Reported by the most prestigious food guides, it is also part of the Buon Ricordo Restaurants, the union of establishments that have represented the best expression of Italian regional cuisine for over fifty years.

Erminia Cuomo got an early start in learning the art of cooking. A young bride of Raffaele, catapulted as soon as she came of age into the Ferraioli family's trattoria, she recently crossed the 50-year mark as both wife and cook.

The protagonist of a cuisine rich in fragrances that are as simple as they are refined, as rare as they are prized, his dishes are centered on the flavors and aromas handed down from the cuisine of the local tradition of both land and sea, with proposals that strictly follow seasonality and thus the genuineness, authenticity, naturalness and freshness of the raw materials, used according to the ancient and never outdated rule of simplicity that respects tradition.

Among the various traditional dishes, enhanced by Erminia's skilled hands, we find the classic Reginette with furitano pesto - With the sweet and tasty Piennolo Tomatoes - the original Cavatelli to the caper leaves, the savory and intense Linguine with anchovy drippings, the appetizing Squid and potatoes, the Migliaccio - main dish of Neapolitan Mardi Gras - and the Marinated soup, rich in flavor, celebrating the "marriage" between meat and mixed green leafy vegetables, one of the Neapolitan dishes with the oldest origins.

But not only tradition feeds mankind, and the offerings broaden to include seafood dishes, shellfish, fish and mollusks prepared without frills or, even worse, sauces that disguise their essence, to bring out even more of their pure, natural flavors, without taste deviations.

Simple but expertly cooked dishes that have helped spread the name of Erminia and her restaurant which a few decades earlier, in 1947, had also experienced moments of the tormented love affair between Roberto Rossellini and Anna Magnani, the Nannarella beloved by all of Italy, along with a few fleeting passes by their dear friend Federico Fellini.

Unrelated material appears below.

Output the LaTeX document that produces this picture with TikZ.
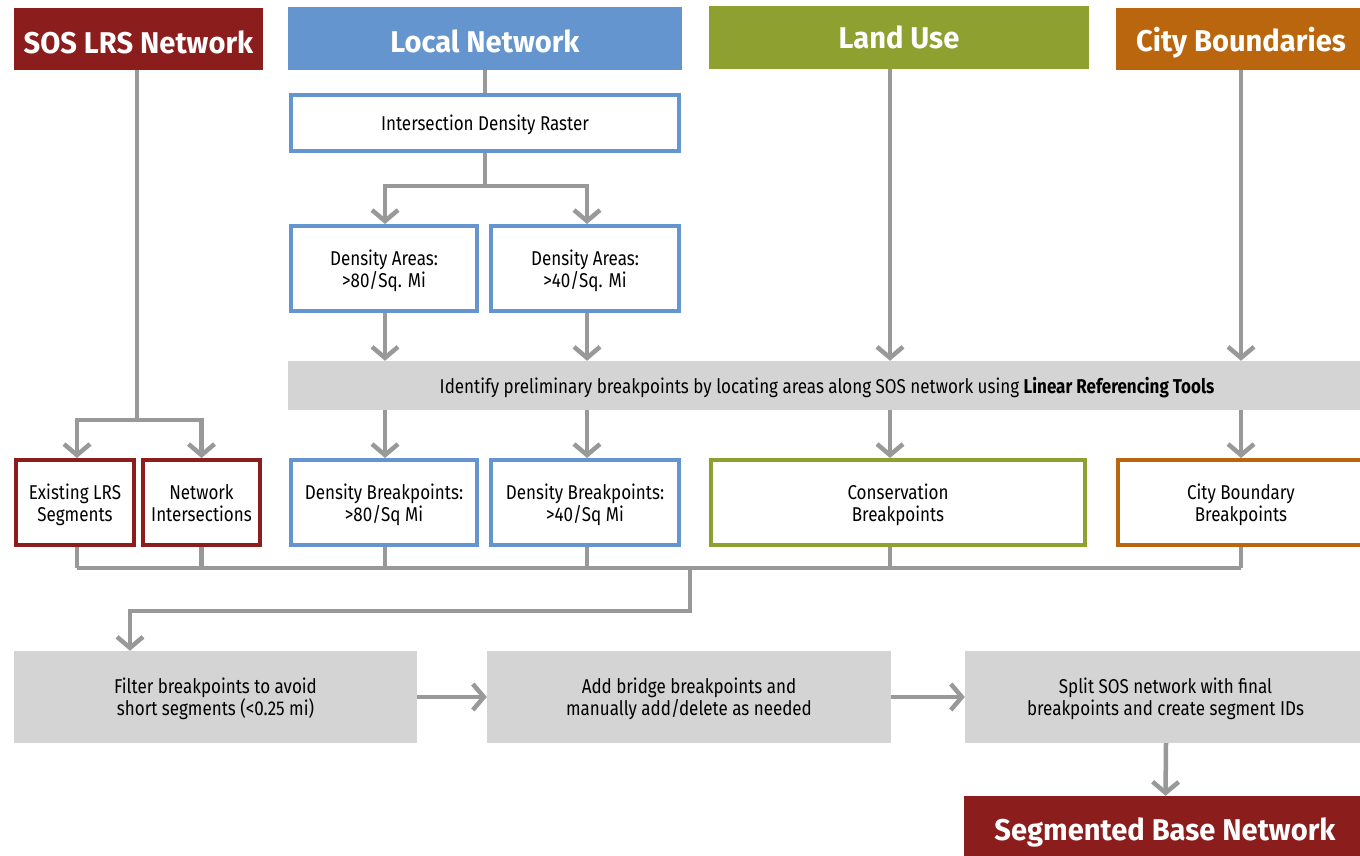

Anna loved pasta very much, especially the Ferrazzuoli made at home by Mamma Letizia, Erminia's mother-in-law, and to this day it is still one of the most popular pasta dishes among Bacco's patrons.

Good food should always be paired with the good vino and to this fundamental union Raffaele and Erminia have dedicated a particularly evocative environment, an old cistern adapted as a wine cellar in which are stored about 5,000 bottles, including some masterpieces of Italian and foreign oenology.

Obviously, and it could not be otherwise, special attention is paid to the wines of the Amalfi Coast area, especially the local ones: wines from heroic viticulture, precious and rare, celebrated even by the great Luigi Veronelli, extraordinary and award-winning wines such as the Furore DOC white, rosé or red from the Marisa Cuomo Winery - Erminia's sister - located just behind the restaurant.

Over the years, the restaurant has grown and modernized without, however, losing its imprint as an old Hostaria, with its typical Mediterranean architecture; it also has about 20 rooms to accommodate those who want to romantically prolong the admirable vision combined with the memory of this little paradise.